Social media lit up today at news that highly-rated Caribbean sandwich shop Paseo had closed. This comes a few months after several former employees sued Paseo and its president for wrongful termination and unlawful withholding of wages. The defendants deny much of the allegations. While ELM does not represent anyone in the lawsuit and has no knowledge as to the merits or lack thereof, even a frivolous employee lawsuit can spell death to a small business.
There are two simple, but important, lessons to be drawn from the demise of Paseo.
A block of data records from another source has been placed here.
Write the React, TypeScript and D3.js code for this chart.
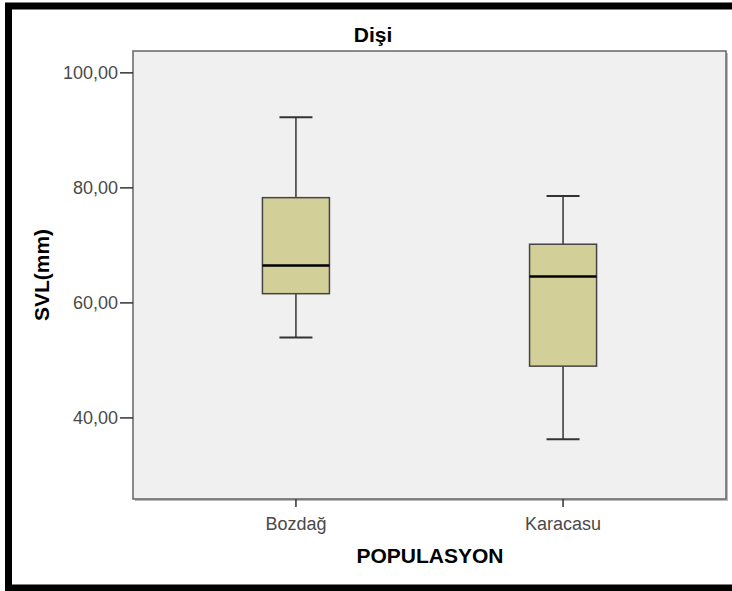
import React, { useEffect, useRef } from "react";
import * as d3 from "d3";

const categories = ["Bozdağ", "Karacasu"];
const whiskerLow = [54.0, 36.3];
const q1 = [61.6, 49.0];
const median = [66.5, 64.6];
const q3 = [78.3, 70.2];
const whiskerHigh = [92.3, 78.6];
const yTicks = [40, 60, 80, 100];

const App = () => {
  const svgRef = useRef<SVGSVGElement>(null);

  useEffect(() => {
    const W = 732;
    const plot = { left: 133, top: 51, right: 726, bottom: 499 };
    const font = "'Liberation Sans', Arial, sans-serif";

    const svg = d3.select(svgRef.current);
    svg.selectAll("*").remove();

    // outer frame (right edge falls outside the picture)
    svg
      .append("rect")
      .attr("x", 8.5)
      .attr("y", 6)
      .attr("width", W + 40)
      .attr("height", 582)
      .attr("fill", "white")
      .attr("stroke", "black")
      .attr("stroke-width", 7);

    const y = d3.scaleLinear().domain([25.9, 103.8]).range([plot.bottom, plot.top]);
    const x = d3
      .scalePoint()
      .domain(categories)
      .range([plot.left, plot.right])
      .padding(0.61);

    // plot area with a little shadow on right / bottom
    svg
      .append("path")
      .attr("d", `M${plot.right + 1},${plot.top + 2}V${plot.bottom + 1}H${plot.left + 2}`)
      .attr("fill", "none")
      .attr("stroke", "#bbb")
      .attr("stroke-width", 2);
    svg
      .append("rect")
      .attr("x", plot.left)
      .attr("y", plot.top)
      .attr("width", plot.right - plot.left)
      .attr("height", plot.bottom - plot.top)
      .attr("fill", "#f0f0f0")
      .attr("stroke", "#666")
      .attr("stroke-width", 1.5);

    // y axis ticks
    const yAxis = svg.append("g");
    yTicks.forEach((t) => {
      yAxis
        .append("line")
        .attr("x1", plot.left - 13)
        .attr("x2", plot.left)
        .attr("y1", y(t))
        .attr("y2", y(t))
        .attr("stroke", "#333")
        .attr("stroke-width", 1.5);
      yAxis
        .append("text")
        .attr("x", plot.left - 15)
        .attr("y", y(t))
        .attr("dy", "0.36em")
        .attr("text-anchor", "end")
        .attr("font-family", font)
        .attr("font-size", 18)
        .attr("fill", "#4a4a4a")
        .text(d3.format(".2f")(t).replace(".", ","));
    });

    // x axis ticks
    categories.forEach((c) => {
      svg
        .append("line")
        .attr("x1", x(c)!)
        .attr("x2", x(c)!)
        .attr("y1", plot.bottom)
        .attr("y2", plot.bottom + 8)
        .attr("stroke", "#333")
        .attr("stroke-width", 1.5);
      svg
        .append("text")
        .attr("x", x(c)!)
        .attr("y", 530)
        .attr("text-anchor", "middle")
        .attr("font-family", font)
        .attr("font-size", 18)
        .attr("fill", "#4a4a4a")
        .text(c);
    });

    const boxW = 67;
    const capW = 33;
    const boxes = svg
      .selectAll(".box")
      .data(categories)
      .enter()
      .append("g")
      .attr("class", "box");

    boxes
      .append("line")
      .attr("x1", (d) => x(d)!)
      .attr("x2", (d) => x(d)!)
      .attr("y1", (d, i) => y(whiskerHigh[i]))
      .attr("y2", (d, i) => y(whiskerLow[i]))
      .attr("stroke", "#333")
      .attr("stroke-width", 1.5);

    [whiskerHigh, whiskerLow].forEach((arr) => {
      boxes
        .append("line")
        .attr("x1", (d) => x(d)! - capW / 2)
        .attr("x2", (d) => x(d)! + capW / 2)
        .attr("y1", (d, i) => y(arr[i]))
        .attr("y2", (d, i) => y(arr[i]))
        .attr("stroke", "#333")
        .attr("stroke-width", 2);
    });

    boxes
      .append("rect")
      .attr("x", (d) => x(d)! - boxW / 2)
      .attr("width", boxW)
      .attr("y", (d, i) => y(q3[i]))
      .attr("height", (d, i) => y(q1[i]) - y(q3[i]))
      .attr("fill", "#d3cf98")
      .attr("stroke", "#444")
      .attr("stroke-width", 1.5);

    boxes
      .append("line")
      .attr("x1", (d) => x(d)! - boxW / 2)
      .attr("x2", (d) => x(d)! + boxW / 2)
      .attr("y1", (d, i) => y(median[i]))
      .attr("y2", (d, i) => y(median[i]))
      .attr("stroke", "#000")
      .attr("stroke-width", 2.5);

    // titles
    svg
      .append("text")
      .attr("x", 373)
      .attr("y", 41.5)
      .attr("text-anchor", "middle")
      .attr("font-family", font)
      .attr("font-size", 21)
      .attr("font-weight", "bold")
      .text("Dişi");

    svg
      .append("text")
      .attr("x", 430)
      .attr("y", 563)
      .attr("text-anchor", "middle")
      .attr("font-family", font)
      .attr("font-size", 21)
      .attr("font-weight", "bold")
      .text("POPULASYON");

    svg
      .append("text")
      .attr("transform", `translate(49, ${(plot.top + plot.bottom) / 2}) rotate(-90)`)
      .attr("text-anchor", "middle")
      .attr("font-family", font)
      .attr("font-size", 21)
      .attr("font-weight", "bold")
      .text("SVL(mm)");
  }, []);

  return (
    <svg
      ref={svgRef}
      width={732}
      height={591}
      style={{ position: "absolute", left: 0, top: 0, background: "white" }}
    />
  );
};

export default App;
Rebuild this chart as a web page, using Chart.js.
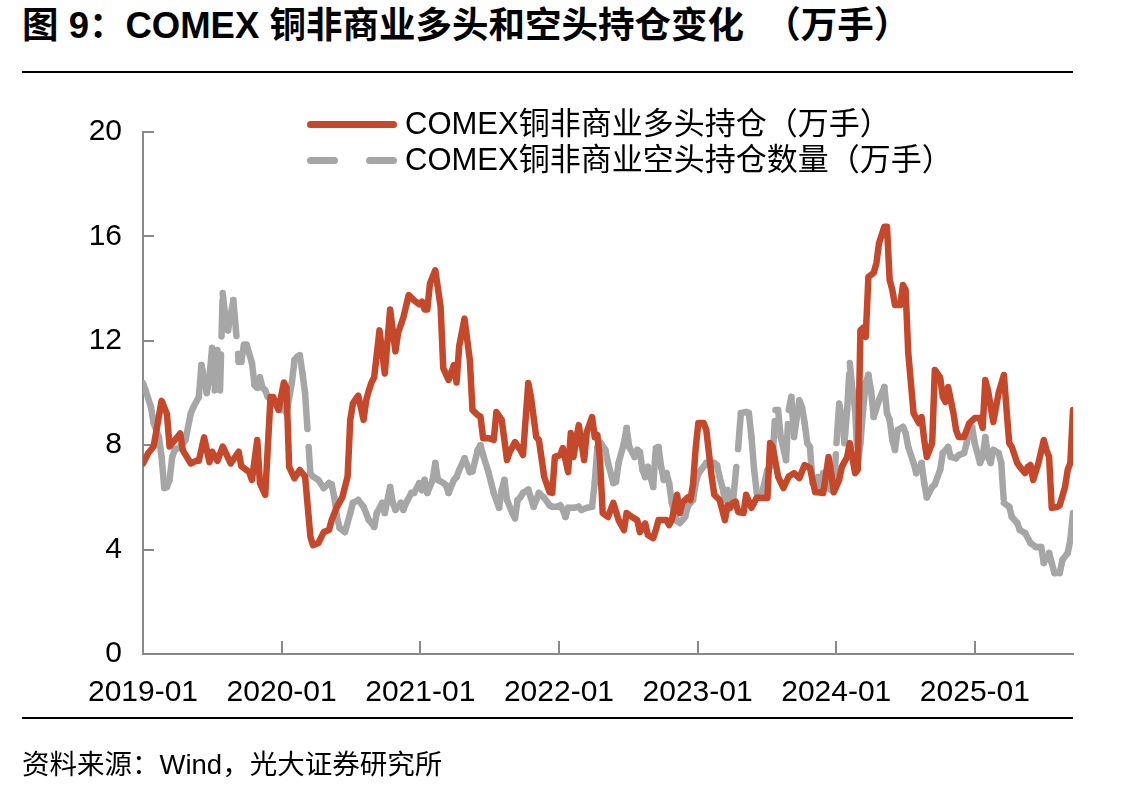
<!DOCTYPE html>
<html><head><meta charset="utf-8">
<script src="https://cdn.jsdelivr.net/npm/chart.js@4.4.1/dist/chart.umd.min.js"></script>
<style>
html,body{margin:0;padding:0;background:#fff;}
#wrap{position:relative;width:1143px;height:793px;overflow:hidden;font-family:"Liberation Sans","Noto Sans CJK SC",sans-serif;color:#000;}
#title{position:absolute;left:22px;top:3px;font-size:36.5px;font-weight:bold;white-space:nowrap;line-height:46px;}
.rule{position:absolute;left:22px;width:1051px;height:2px;background:#000;}
#src{position:absolute;left:22px;top:747px;font-size:27.5px;line-height:36px;white-space:nowrap;}
.lg{position:absolute;left:405px;font-size:31px;line-height:36px;white-space:nowrap;}
.sw{position:absolute;height:7px;border-radius:4px;}
canvas{position:absolute;left:0;top:0;}
</style></head>
<body>
<div id="wrap">
  <div id="title">图 9：COMEX 铜非商业多头和空头持仓变化 &nbsp;（万手）</div>
  <div class="rule" style="top:71px"></div>
  <canvas id="c" width="1143" height="793"></canvas>
  <div class="sw" style="left:307px;top:121px;width:90px;background:#C5482A"></div>
  <div class="lg" style="top:106px">COMEX铜非商业多头持仓（万手）</div>
  <div class="sw" style="left:307px;top:157px;width:31px;background:#A6A6A6"></div>
  <div class="sw" style="left:366px;top:157px;width:31px;background:#A6A6A6"></div>
  <div class="lg" style="top:142px">COMEX铜非商业空头持仓数量（万手）</div>
  <div class="rule" style="top:717px"></div>
  <div id="src">资料来源：Wind，光大证券研究所</div>
</div>
<script>
// weeks since the first week of 2019
const yearLabels = ['2019-01','2020-01','2021-01','2022-01','2023-01','2024-01','2025-01'];
const WEEKS_PER_YEAR = 52.18;
const yTicks = [0, 4, 8, 12, 16, 20];

const longWeeks = [0,2,4,7,9,10,12,14,15,18,20,21,23,25,26,28,30,33,36,37,40,41,43,44,46,48,49,51,53,54,55,57,59,61,63,64,66,68,70,71,73,75,77,78,79,81,83,84,85,86,87,89,91,93,95,96,98,100,102,104,105,106,107,108,110,112,113,115,117,118,119,121,123,124,126,127,128,130,132,133,135,137,138,140,142,143,145,146,148,149,151,153,154,155,157,158,160,161,162,164,166,167,169,170,171,172,173,175,177,179,181,182,184,186,187,189,190,192,193,194,197,198,199,201,202,203,204,205,206,207,208,209,211,212,214,215,217,218,219,220,221,222,223,224,226,227,229,230,231,233,235,236,237,239,241,243,245,247,249,251,253,254,256,258,259,260,262,263,265,266,268,269,270,271,272,273,275,276,277,279,280,281,282,283,285,286,287,288,290,292,293,294,295,297,298,300,301,302,303,305,306,307,309,310,311,313,315,316,317,318,320,322,324,325,326,327,329,330,332,333,334,335,337,339,340,341,342,344,345,347,348,349,350];
const longValues = [7.3,7.7,7.95,9.7,9.2,7.95,8.2,8.45,7.8,7.3,7.4,7.4,8.3,7.35,7.75,7.4,7.95,7.3,7.75,7.2,6.97,6.67,8.2,6.55,6.1,9.85,9.85,9.35,10.4,10.2,7.17,6.73,7.05,6.8,4.49,4.17,4.25,4.67,4.75,5.13,5.64,6.0,6.8,8.97,9.6,9.9,8.97,9.73,10.1,10.4,10.6,12.4,10.75,13.2,11.6,12.3,12.9,13.75,13.55,13.4,13.5,13.2,13.2,14.2,14.7,13.3,10.95,10.5,11.07,10.4,11.8,12.85,11.26,9.35,9.15,9.1,8.27,8.27,8.2,9.27,8.97,7.43,7.74,8.12,7.82,7.62,10.38,9.85,8.31,8.2,6.78,6.2,6.17,7.55,7.62,7.89,6.97,8.47,7.55,8.77,7.43,8.5,9.08,8.31,8.39,7.43,5.4,5.25,5.79,5.13,4.75,5.4,5.25,5.13,4.67,5.0,4.56,4.44,4.75,5.13,5.13,4.94,5.13,6.1,5.4,5.79,5.9,6.0,5.9,6.5,7.9,8.85,8.85,8.58,6.8,6.1,5.9,5.52,5.13,5.7,5.6,5.79,5.84,5.44,5.4,6.1,5.6,5.79,6.0,5.98,5.98,8.08,7.93,6.8,6.36,6.8,6.93,6.74,7.24,7.13,6.2,6.2,6.17,7.55,6.93,6.2,6.67,7.17,7.55,8.08,6.93,7.05,12.4,12.5,12.15,14.45,14.6,14.97,15.74,16.37,16.37,14.33,13.95,13.37,13.37,14.14,13.95,11.53,9.23,8.85,9.08,8.2,7.55,8.08,10.88,10.6,9.85,9.66,10.23,9.23,8.58,8.31,8.31,8.58,8.85,9.04,9.04,8.66,10.5,10.1,8.89,10.0,10.69,9.35,8.08,7.93,7.32,7.17,6.93,7.17,7.24,6.67,7.32,8.2,7.82,7.55,5.6,5.63,5.7,6.4,7.05,7.32,9.35];

const shortWeeks = [0,1,3,4,6,7,8,9,10,11,12,14,16,18,19,21,22,23,24,25,26,27,28,29,30,31,32,34,36,37,38,39,41,42,43,44,45,46,47,49,51,52,53,54,56,57,58,59,60,61,63,64,66,68,70,71,72,73,74,76,78,79,81,83,85,86,87,88,90,91,93,94,95,97,98,99,101,102,104,105,106,107,109,110,111,113,114,115,117,118,119,121,123,124,126,127,128,130,132,134,135,136,137,139,140,141,142,143,145,146,147,148,149,151,153,154,156,157,158,159,160,162,164,165,167,169,170,171,172,174,175,177,178,179,181,182,183,185,186,187,188,189,190,192,193,194,195,196,197,198,199,200,201,202,203,204,205,206,207,208,209,210,212,214,215,216,217,218,219,220,221,222,224,225,227,228,229,230,231,233,235,236,237,238,239,240,242,243,244,245,247,248,249,250,251,252,254,255,256,258,259,260,261,262,263,264,265,266,267,268,269,270,271,272,273,274,275,277,279,280,281,282,283,284,286,287,288,290,291,293,294,295,297,298,300,301,303,304,306,307,309,310,311,312,313,315,316,317,318,319,320,322,323,324,326,327,329,330,332,334,336,338,339,341,342,343,345,346,348,349,350];
const shortValues = [10.38,10.1,9.46,8.85,8.31,7.55,6.36,6.4,6.67,7.55,7.82,7.93,8.2,9.23,9.46,9.85,11.07,10.6,10.0,10.6,11.72,10.1,11.65,10.1,13.83,12.9,12.4,13.56,11.2,11.2,11.85,11.85,11.15,10.3,10.2,10.6,10.2,10.1,9.85,9.66,9.46,9.35,9.85,9.23,10.38,11.26,11.38,11.45,10.77,10.0,6.9,6.8,6.67,6.36,6.55,6.5,6.0,5.25,4.83,4.67,5.4,5.79,5.9,5.64,5.13,5.02,4.87,5.4,5.79,5.4,6.4,5.79,5.52,5.79,5.52,5.79,6.17,6.17,6.55,6.28,6.67,6.17,6.67,7.32,6.67,6.55,6.47,6.17,6.67,6.78,7.05,7.5,6.97,7.0,7.82,8.0,7.62,6.97,6.17,5.6,6.28,6.67,5.9,5.4,5.2,5.9,6.0,6.17,6.3,5.98,5.64,5.9,6.17,5.98,5.7,5.64,5.64,5.7,5.52,5.25,5.6,5.6,5.64,5.52,5.6,5.64,6.55,7.93,8.12,7.82,7.32,6.55,6.6,7.32,8.08,8.66,7.93,7.55,7.82,7.74,7.05,6.78,7.17,6.4,7.89,7.93,7.17,6.67,6.93,6.55,5.8,5.4,5.1,5.02,5.13,5.25,5.64,5.79,5.9,6.55,6.9,7.05,7.32,7.17,7.32,7.24,6.78,6.4,5.9,6.28,5.79,5.79,7.93,9.23,9.27,9.23,8.31,7.05,6.17,6.17,7.05,7.17,7.55,9.35,9.35,8.31,7.43,9.35,9.85,8.31,9.73,9.46,8.85,8.08,7.93,6.55,6.78,6.4,6.93,6.4,6.28,6.28,8.08,9.6,9.08,8.08,9.35,11.15,10.1,9.35,7.32,8.08,9.35,10.38,10.7,10.1,9.08,9.73,10.23,9.23,8.97,8.2,7.82,8.58,8.7,8.47,7.93,7.32,6.93,7.32,6.55,6.0,6.4,6.5,7.05,7.7,7.93,7.55,7.5,7.62,7.7,8.08,8.58,8.7,8.08,7.32,7.55,8.31,7.55,7.32,7.82,7.7,7.32,5.79,5.64,5.25,5.02,4.75,4.63,4.25,4.1,4.1,3.49,3.87,3.49,3.1,3.1,3.6,3.87,4.37,5.4];

const RED = '#C5482A', GRAY = '#A6A6A6', AXIS = '#898989';
const toPts = (ws, vs) => ws.map((w, i) => ({x: w, y: vs[i]}));

const innerTicks = {
  id: 'innerTicks',
  beforeDatasetsDraw(chart) {
    const {ctx, chartArea: a, scales: {x, y}} = chart;
    ctx.save();
    ctx.strokeStyle = AXIS; ctx.lineWidth = 2;
    y.ticks.forEach(t => { const py = Math.round(y.getPixelForValue(t.value)); ctx.beginPath(); ctx.moveTo(a.left, py); ctx.lineTo(a.left + 11, py); ctx.stroke(); });
    x.ticks.forEach(t => { const px = Math.round(x.getPixelForValue(t.value)); ctx.beginPath(); ctx.moveTo(px, a.bottom); ctx.lineTo(px, a.bottom - 13); ctx.stroke(); });
    ctx.restore();
  }
};

new Chart(document.getElementById('c'), {
  type: 'line',
  data: {
    datasets: [
      {label: 'COMEX铜非商业多头持仓（万手）', data: toPts(longWeeks, longValues), borderColor: RED, borderWidth: 6.5, borderJoinStyle: 'round', borderCapStyle: 'round', pointRadius: 0, tension: 0, order: 1},
      {label: 'COMEX铜非商业空头持仓数量（万手）', data: toPts(shortWeeks, shortValues), borderColor: GRAY, borderWidth: 6.5, borderJoinStyle: 'round', borderCapStyle: 'round', borderDash: [36, 18], pointRadius: 0, tension: 0, order: 2,
        segment: { borderDashOffset: c => c.p0DataIndex * 1e-6 }}
    ]
  },
  options: {
    responsive: false, animation: false, devicePixelRatio: 1,
    layout: {padding: {top: 132, right: 70, left: 0, bottom: 0}},
    plugins: {legend: {display: false}, tooltip: {enabled: false}},
    scales: {
      x: {
        type: 'linear', min: 0, max: 350,
        afterBuildTicks: ax => { ax.ticks = yearLabels.map((l, k) => ({value: k * WEEKS_PER_YEAR})); },
        afterFit: s => { s.height = 139; },
        grid: {drawOnChartArea: false, drawTicks: false},
        border: {display: true, color: AXIS, width: 2},
        ticks: {autoSkip: false, maxRotation: 0, padding: 21, color: '#000', font: {family: 'Liberation Sans', size: 30},
          callback: (v, i) => yearLabels[i]}
      },
      y: {
        min: 0, max: 20,
        afterBuildTicks: ax => { ax.ticks = yTicks.map(v => ({value: v})); },
        afterFit: s => { s.width = 143; },
        grid: {drawOnChartArea: false, drawTicks: false},
        border: {display: true, color: AXIS, width: 2},
        ticks: {padding: 21, color: '#000', font: {family: 'Liberation Sans', size: 30}, callback: v => String(v)}
      }
    }
  },
  plugins: [innerTicks]
});
</script>
</body></html>
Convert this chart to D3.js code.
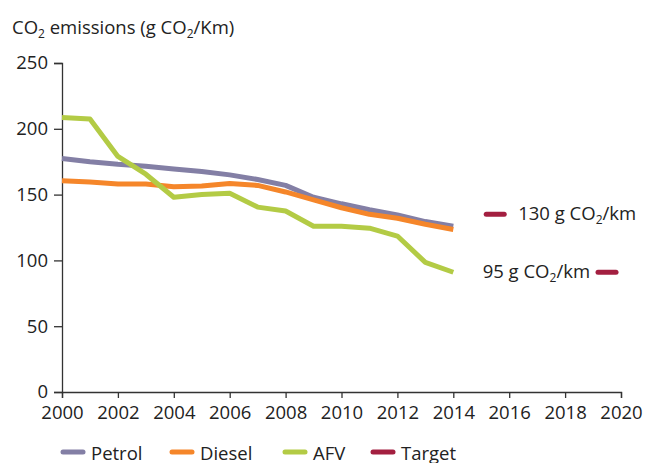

First, pay employees what they are owed. Not only is it the right thing to do, but the consequences for improper withholding of wages are severe. In addition to the unpaid wages, Washington employers are routinely ordered to reimburse the employees for attorney’s fees. If the withholding is considered willful, the employers can face double damages and personal liability. Individual agents of the employer can also be personally liable for failure to pay minimum wage or overtime for under the federal Fair Labor Standards Act. Although the new Seattle minimum wage ordinance does not explicitly create a private right of action, it is nevertheless inevitable that employers will face civil suits from employees based upon the Seattle minimum wage.
Second, employers should have adequate employment practices liability (EPLI) insurance. A typical EPLI policy excludes coverage for wage and hour or breach of contract claims, meaning that even employers with EPLI may be surprised to learn that they are uninsured against claims for unpaid wages. Coverage endorsements may be available to pay for defense costs of such claims, but even then the endorsement does not typically cover actual damages if the employer is held liable. Employers should check with their broker about the scope of coverage and understand the exclusions.
At this point we don’t know exactly why Paseo closed. But regardless, it serves as a good reminder for employers to check their employment practices.